5. Instructor’s Aptitude - Consider the instructor’s skills, field experience and number of years' experience in delivering the course. If it’s a training course that requires certification, is the instructor certified in that course?
6. Course Content – What does the general content of the course look like? Are the objectives covered in-depth? Is enough time devoted to each module or are all the topics likely to be covered in a rush? Does the course look practical enough to apply on the job or is it just geared towards achieving certification?
7. Duration – This is another factor that most training participants do not consider. How much time do you really have to attend the training? Are you sure you’ll be able to take enough time off work to attend a traditional classroom course? I often see people who have scheduled and paid for training not making it to class or attending the class, but leaving themselves open to distraction. That’s probably not the best way to get the most out of the training course.

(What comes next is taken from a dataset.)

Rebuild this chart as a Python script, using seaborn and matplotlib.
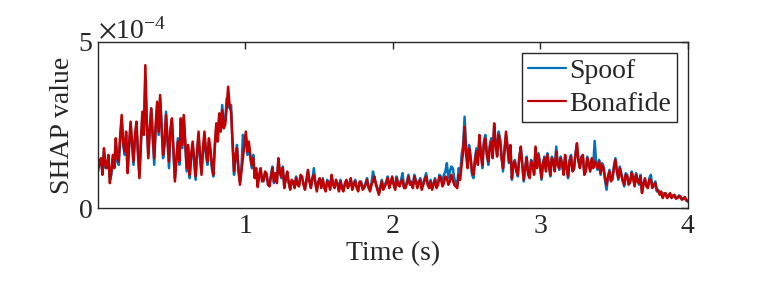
import numpy as np
import matplotlib
matplotlib.use("Agg")
import matplotlib.pyplot as plt
from matplotlib.ticker import ScalarFormatter
import seaborn as sns
import pandas as pd

# SHAP values, in units of 1e-4 (400 frames over 4 s)
bonafide = [
    1.1, 1.4, 1.5, 1.0, 1.8, 1.3, 1.2, 1.6, 0.75, 1.1,
    1.6, 1.2, 2.1, 1.5, 1.4, 2.2, 2.8, 2.0, 1.7, 2.3,
    1.05, 1.9, 2.6, 2.0, 1.4, 2.2, 2.6, 1.7, 0.9, 2.0,
    2.9, 2.2, 4.3, 2.6, 1.5, 2.4, 3.0, 2.2, 1.5, 2.5,
    3.2, 2.3, 3.4, 2.4, 1.6, 2.0, 2.8, 2.1, 1.4, 2.4,
    2.7, 1.8, 0.8, 1.5, 2.0, 1.4, 2.7, 1.9, 2.8, 2.0,
    1.2, 1.9, 1.0, 1.6, 2.0, 1.5, 0.95, 1.7, 2.3, 1.6,
    1.0, 1.8, 2.3, 1.7, 1.4, 2.1, 1.8, 1.3, 1.0, 1.9,
    2.55, 2.0, 2.85, 2.3, 2.95, 2.4, 2.5, 3.0, 3.65, 3.1,
    2.9, 2.0, 1.1, 1.6, 1.8, 1.2, 0.7, 1.1, 1.5, 1.9,
    2.3, 1.7, 2.0, 1.6, 1.3, 1.5, 0.9, 1.2, 0.63, 1.0,
    1.2, 0.8, 0.85, 1.1, 1.0, 0.7, 0.65, 0.95, 1.2, 0.8,
    1.05, 0.75, 1.5, 1.1, 0.95, 1.2, 0.6, 0.9, 1.1, 0.75,
    0.55, 0.85, 0.8, 0.6, 0.9, 0.7, 0.65, 1.0, 0.95, 0.7,
    0.55, 0.85, 1.15, 0.8, 0.6, 0.9, 1.0, 0.75, 0.5, 0.8,
    0.9, 0.6, 0.85, 0.65, 0.5, 0.8, 0.75, 0.55, 1.0, 0.7,
    0.6, 0.85, 0.7, 0.5, 0.8, 0.6, 0.5, 0.75, 0.85, 0.6,
    0.7, 0.9, 0.55, 0.7, 0.8, 0.6, 0.5, 0.8, 0.75, 0.55,
    0.6, 0.7, 0.85, 0.65, 0.5, 0.7, 0.8, 0.95, 0.7, 0.55,
    0.4, 0.6, 0.8, 0.55, 0.65, 0.75, 0.9, 0.6, 0.75, 0.95,
    0.7, 0.55, 0.9, 0.7, 0.65, 0.8, 0.85, 0.6, 0.6, 0.75,
    0.95, 0.7, 0.75, 0.6, 0.95, 0.8, 0.6, 0.75, 0.85, 0.55,
    0.7, 0.85, 0.95, 0.7, 0.6, 0.8, 0.55, 0.7, 0.85, 0.6,
    0.7, 0.95, 0.9, 0.65, 0.75, 0.95, 0.9, 0.7, 0.8, 1.0,
    0.85, 0.7, 0.65, 0.6, 1.0, 0.85, 1.3, 1.7, 2.45, 1.6,
    1.2, 1.8, 1.5, 1.1, 1.0, 1.4, 1.7, 1.3, 2.2, 1.6,
    1.3, 1.9, 2.1, 1.6, 1.4, 1.8, 2.0, 1.5, 2.55, 1.9,
    1.55, 2.2, 2.0, 1.5, 1.2, 1.7, 2.3, 1.8, 1.4, 1.9,
    0.9, 1.3, 1.4, 1.1, 1.0, 1.5, 1.85, 1.3, 0.85, 1.2,
    1.5, 1.0, 0.9, 1.4, 1.3, 1.0, 1.85, 1.2, 1.6, 1.3,
    0.9, 1.3, 1.5, 1.1, 1.6, 1.3, 1.0, 1.5, 1.4, 1.1,
    1.7, 1.3, 1.2, 1.5, 1.3, 1.0, 1.6, 1.2, 0.95, 1.4,
    1.55, 1.1, 1.2, 1.6, 1.95, 1.4, 1.2, 1.5, 1.6, 1.0,
    1.1, 1.5, 1.3, 1.1, 1.5, 1.2, 1.4, 1.3, 1.2, 1.4,
    1.05, 1.3, 1.2, 0.9, 0.7, 0.95, 1.1, 0.8, 0.9, 1.2,
    1.45, 1.1, 0.9, 1.2, 1.0, 0.8, 0.7, 1.0, 0.95, 0.7,
    0.8, 1.05, 0.9, 0.65, 1.0, 0.8, 0.75, 0.95, 0.45, 0.7,
    0.9, 0.65, 0.6, 0.85, 0.85, 0.6, 0.7, 0.75, 0.55, 0.5,
    0.4, 0.5, 0.3, 0.4, 0.45, 0.3, 0.35, 0.45, 0.3, 0.38,
    0.4, 0.28, 0.3, 0.36, 0.35, 0.25, 0.28, 0.33, 0.25, 0.2,
]
spoof = [
    1.3, 1.35, 1.4, 1.1, 1.7, 1.2, 1.3, 1.5, 0.85, 1.0,
    1.5, 1.3, 2.0, 1.4, 1.3, 2.1, 2.6, 1.9, 1.6, 2.2,
    1.1, 1.8, 2.5, 1.9, 1.3, 2.1, 2.5, 1.6, 1.0, 1.9,
    2.8, 2.3, 3.9, 2.5, 1.6, 2.3, 3.0, 2.1, 1.3, 2.4,
    3.1, 2.2, 3.3, 2.5, 1.5, 1.9, 2.9, 2.0, 1.2, 2.3,
    2.6, 1.7, 0.9, 1.4, 2.1, 1.3, 2.6, 1.8, 2.7, 1.9,
    1.1, 1.8, 0.9, 1.5, 1.9, 1.4, 0.85, 1.6, 2.2, 1.5,
    1.1, 1.7, 2.2, 1.6, 1.3, 2.0, 1.7, 1.2, 0.95, 1.8,
    2.4, 2.1, 2.8, 2.4, 3.1, 2.5, 2.6, 3.3, 3.3, 3.0,
    3.1, 1.9, 1.0, 1.5, 1.9, 1.1, 0.8, 1.2, 2.2, 2.0,
    2.2, 1.6, 1.9, 1.5, 1.2, 1.6, 0.95, 1.1, 0.7, 0.95,
    1.15, 0.85, 0.8, 1.05, 1.05, 0.75, 0.7, 1.0, 1.25, 0.75,
    1.0, 0.8, 1.45, 1.05, 0.9, 1.25, 0.65, 0.85, 1.05, 0.8,
    0.6, 0.8, 0.75, 0.65, 0.95, 0.75, 0.7, 0.95, 0.9, 0.75,
    0.6, 0.8, 1.1, 0.85, 0.65, 0.85, 1.2, 0.8, 0.55, 0.75,
    0.85, 0.65, 0.9, 0.6, 0.55, 0.85, 0.8, 0.6, 0.95, 0.75,
    0.65, 0.8, 0.75, 0.55, 0.85, 0.65, 0.55, 0.7, 0.8, 0.65,
    0.75, 0.85, 0.6, 0.75, 0.85, 0.65, 0.55, 0.75, 0.8, 0.6,
    0.65, 0.75, 0.9, 0.6, 0.55, 0.75, 1.1, 0.9, 0.75, 0.6,
    0.45, 0.65, 0.85, 0.6, 0.7, 0.8, 0.95, 0.65, 0.8, 0.9,
    0.75, 0.6, 0.95, 0.75, 0.7, 0.85, 1.05, 0.65, 0.65, 0.8,
    1.0, 0.75, 0.8, 0.65, 1.0, 0.85, 0.65, 0.8, 0.9, 0.6,
    0.75, 0.9, 1.05, 0.75, 0.65, 0.85, 0.6, 0.75, 0.9, 0.65,
    0.75, 1.0, 0.95, 0.7, 1.0, 1.1, 1.35, 0.9, 1.1, 1.25,
    1.2, 0.9, 0.75, 0.7, 1.2, 1.0, 1.6, 1.9, 2.75, 1.8,
    1.3, 1.9, 1.6, 1.0, 0.9, 1.5, 1.8, 1.4, 2.1, 1.7,
    1.2, 2.0, 2.2, 1.7, 1.3, 1.9, 2.1, 1.6, 2.45, 2.0,
    1.6, 2.3, 2.1, 1.6, 1.1, 1.8, 2.2, 1.9, 1.35, 1.8,
    0.85, 1.35, 1.45, 1.15, 0.95, 1.55, 1.8, 1.35, 0.8, 1.25,
    1.55, 1.05, 0.95, 1.45, 1.35, 1.05, 1.8, 1.25, 1.65, 1.35,
    0.85, 1.35, 1.55, 1.15, 1.65, 1.35, 0.95, 1.55, 1.45, 1.15,
    1.85, 1.35, 1.15, 1.55, 1.35, 1.05, 1.55, 1.25, 0.9, 1.45,
    1.6, 1.15, 1.15, 1.65, 1.9, 1.45, 1.25, 1.55, 1.55, 1.05,
    1.15, 1.55, 1.35, 1.15, 1.45, 1.25, 2.02, 1.35, 1.15, 1.45,
    1.0, 1.35, 1.25, 0.85, 0.55, 0.9, 1.15, 0.85, 0.85, 1.25,
    1.5, 1.15, 0.85, 1.25, 1.05, 0.85, 0.65, 1.05, 1.0, 0.75,
    0.75, 1.1, 0.95, 0.7, 1.05, 0.85, 0.7, 1.0, 0.5, 0.75,
    0.85, 0.7, 0.65, 0.9, 1.0, 0.65, 0.65, 0.8, 0.5, 0.55,
    0.45, 0.45, 0.35, 0.45, 0.4, 0.35, 0.4, 0.42, 0.35, 0.35,
    0.35, 0.3, 0.32, 0.38, 0.3, 0.27, 0.3, 0.3, 0.22, 0.2,
]
time = np.linspace(0, 4, len(bonafide))

df = pd.DataFrame({
    "Time": np.concatenate([time, time]),
    "SHAP": np.concatenate([np.array(spoof), np.array(bonafide)]) * 1e-4,
    "Class": ["Spoof"] * len(spoof) + ["Bonafide"] * len(bonafide),
})

sns.set_style("white")
plt.rcParams["font.family"] = ["Liberation Serif", "DejaVu Serif"]
plt.rcParams["mathtext.fontset"] = "stix"
plt.rcParams["font.size"] = 20

fig = plt.figure(figsize=(7.6, 2.85), dpi=100)
ax = fig.add_axes([0.129, 0.270, 0.776, 0.583])

sns.lineplot(data=df, x="Time", y="SHAP", hue="Class",
             hue_order=["Spoof", "Bonafide"],
             palette={"Spoof": "#0072BD", "Bonafide": "#C00000"},
             estimator=None, linewidth=1.8, ax=ax)

ax.set_xlim(0, 4)
ax.set_ylim(0, 5e-4)
ax.set_xticks([1, 2, 3, 4])
ax.set_yticks([0, 5e-4])
fmt = ScalarFormatter(useMathText=True)
fmt.set_powerlimits((0, 0))
ax.yaxis.set_major_formatter(fmt)
ax.yaxis.get_offset_text().set_fontsize(20)

ax.set_xlabel("Time (s)", fontsize=20, labelpad=2)
ax.set_ylabel("SHAP value", fontsize=20, labelpad=2)
ax.tick_params(direction="in", top=True, right=True, length=5, width=1,
               colors="#262626", labelsize=20, pad=4)
for s in ax.spines.values():
    s.set_color("#262626")
    s.set_linewidth(1.0)

leg = ax.legend(loc="upper right", fontsize=20, frameon=True, fancybox=False,
                edgecolor="#262626", framealpha=1, handlelength=1.4,
                handletextpad=0.1, labelspacing=0.26, borderpad=0.2,
                borderaxespad=0.4)
leg.get_frame().set_linewidth(1.0)
for h in leg.get_lines():
    h.set_linewidth(1.6)

fig.savefig("out.png", dpi=100)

8. Student Support – Another critical thing to consider is the level of support the trainer will provide after the course. Does the trainer just call it a day after the training? Does the trainer go the extra mile to offer some sort of after-training support? This is particularly essential for students who plan to write their certification exams after the training.
9. Level of Interactiveness – Also important to consider, is the interactiveness of the training sessions. What measures or approaches does the trainer take to ensure the sessions are interactive and engaging? Will there be practice sessions, classroom exercises or case studies to test your knowledge? The more, the merrier.
10.Trainer Flexibility - If you wanted the course delivered in-house, would it be a problem? If you're bringing the course in-house, does the trainer require a minimum number of participants?
Chances are, if the provider scores high points in most of these areas, you’re more than likely to have scored yourself a good deal.